The Chef Doesn’t Eat His Own Cooking

The Chef Doesn’t Eat His Own Cooking

Why real advice starts with alignment and how integrity defines good investing.

In the financial industry, many advisors and brokers recommend products they do not hold in their own portfolios. This reveals a conflict of interest: the intermediary’s commission or incentive is prioritized over the client’s real benefit.

Common examples:

    • High-fee funds: The advisor recommends a mutual fund with 2% annual expenses because of kickbacks, while personally investing in low-cost ETFs.

    • Complex investment-linked insurance: Life policies with a savings component are promoted due to high upfront commissions, even though returns are poor and the advisor doesn’t own any.

    • Opaque structured products: Banks sell hard-to-understand structured notes with hidden spreads, while their own investment teams prefer straightforward bonds or equities.


    • Portfolio churning: Clients are advised to trade frequently to generate commissions, while the advisor’s personal portfolio follows a simple passive strategy.
 


 

What true advice means

A true advisor must be aligned with the client, investing in the same products they recommend and charging for advice, not for pushing products.

This requires:

    • Clear incentives: revenue must come from advice and management, not from product sales.

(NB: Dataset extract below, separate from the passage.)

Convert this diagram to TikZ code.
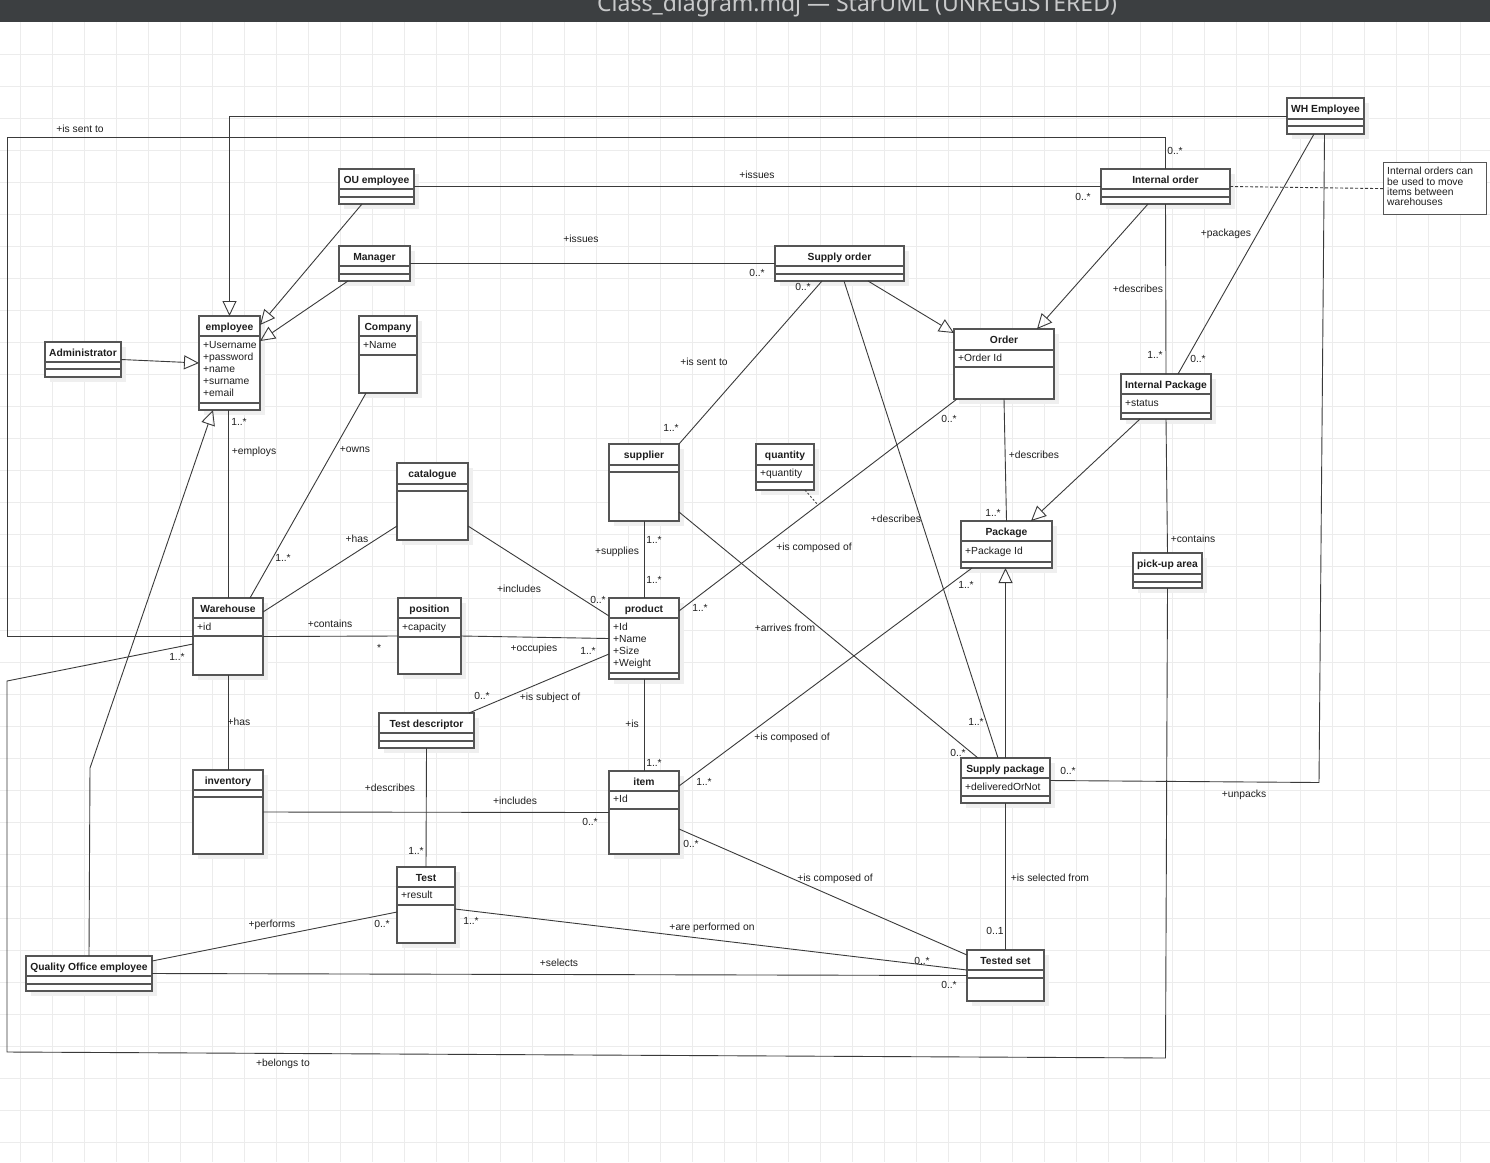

    • Skin in the game: having their own money invested in the same strategies they propose, showing conviction and commitment.

    • Full transparency: openly explaining fees, risks, and conflicts of interest in a way the client can easily understand.

    • Shared objectives: building a long-term relationship where the advisor’s success is directly tied to the client’s success.

In short,

 

 

A genuine advisor is not a financial product salesman but a strategic partner whose role is to safeguard and grow the client’s wealth in a sustainable way.